Un autre criminel répondit plus simplement : « Quand mon chef me sommait de tuer, je le faisais et je le ferais encore s’il me le demandait aujourd’hui. »

Ce qui est curieux, c’est que des individus furent arrêtés et condamnés non pas parce qu’ils avaient dirigé les tueries pendant ce mois d’août sanglant ou tué de leurs propres mains un certain nombre de gens, mais parce que, malgré l’ordre explicite d’arrêter les massacres abusifs, ils n’en firent qu’à leur tête et continuèrent à commettre des crimes effroyables.

« Du début des massacres jusqu’à leur fin, aucun supérieur ne m’avait dit que tuer était un crime. On disait que la rébellion était juste et que la révolution n’était pas un délit ; on faisait confiance aux masses et on respectait leur esprit créatif… je ne pouvais pas devancer l’époque… »

Beaucoup de jeunes garçons et de jeunes filles de milieu aisé se jetèrent ainsi dans la révolution et rompirent les liens avec leur riche famille. Pendant la réforme agraire ou pendant la répression des contre-révolutionnaires, ils envoyèrent même leurs propres parents à l’abattoir afin de prouver leur radicalisme. Ces cas n’étaient pas rares.

Il arracha un sabre des mains d’un milicien, le brandit puis, sans cligner de l’œil, d’un seul coup, trancha la tête de sept personnes. La lame étant un peu émoussée, le sabre vint buter contre le cou de la huitième. Il se mit à jurer puis, comme s’il ameublissait la terre avec une binette, lui défonça le crâne. Il était couvert de sang de la tête aux pieds.
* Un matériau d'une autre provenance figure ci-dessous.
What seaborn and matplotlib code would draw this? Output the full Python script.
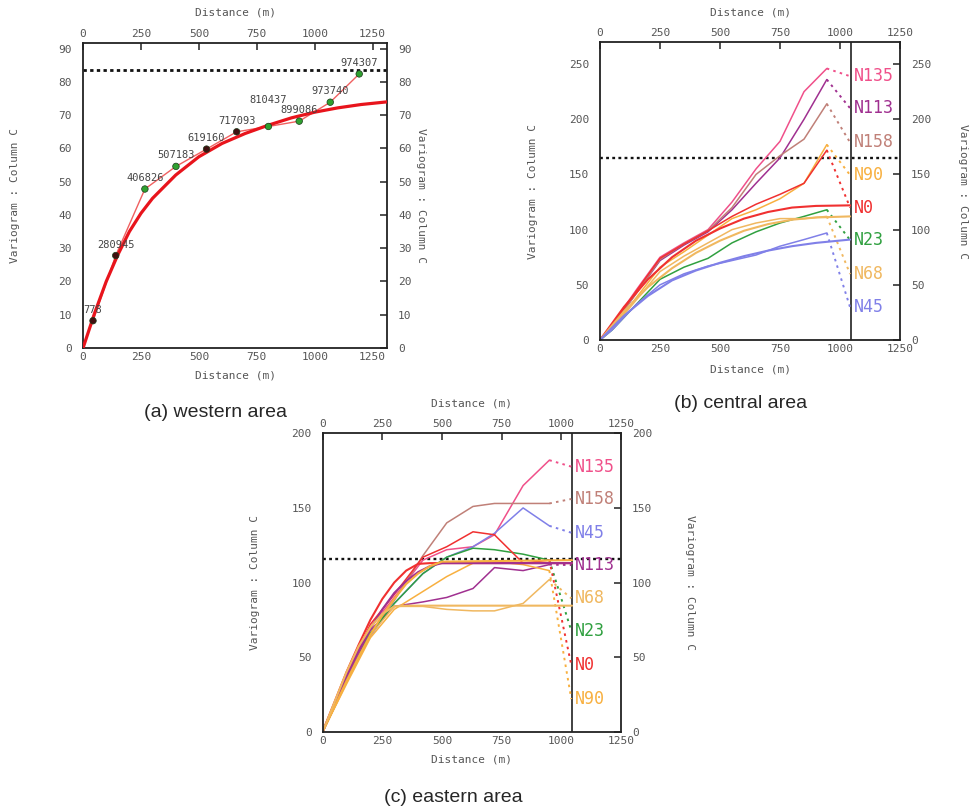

Il pénétra dans la maison de la famille qu’il avait désignée et, sans prononcer la moindre parole, tua d’un coup de gourdin l’aîné, celui-là même qui lui avait ouvert la porte. Le deuxième frère, apeuré, s’enfuit en courant. Hu le rattrapa, le souleva et le tua en le projetant violemment sur le sol. Il sortit le petit dernier du berceau et (…) attrapa l’enfant par les pieds, le jeta sur le sol du plus fort qu’il put. Le crâne éclata et la petite cervelle sanguinolente éclaboussa ses jambes.

Ce jour-là Hu Maochang reçut une prime de cinquante-cinq yuans, soit bien plus que ce qu’il avait obtenu en « point travail » au terme de l’année écoulée.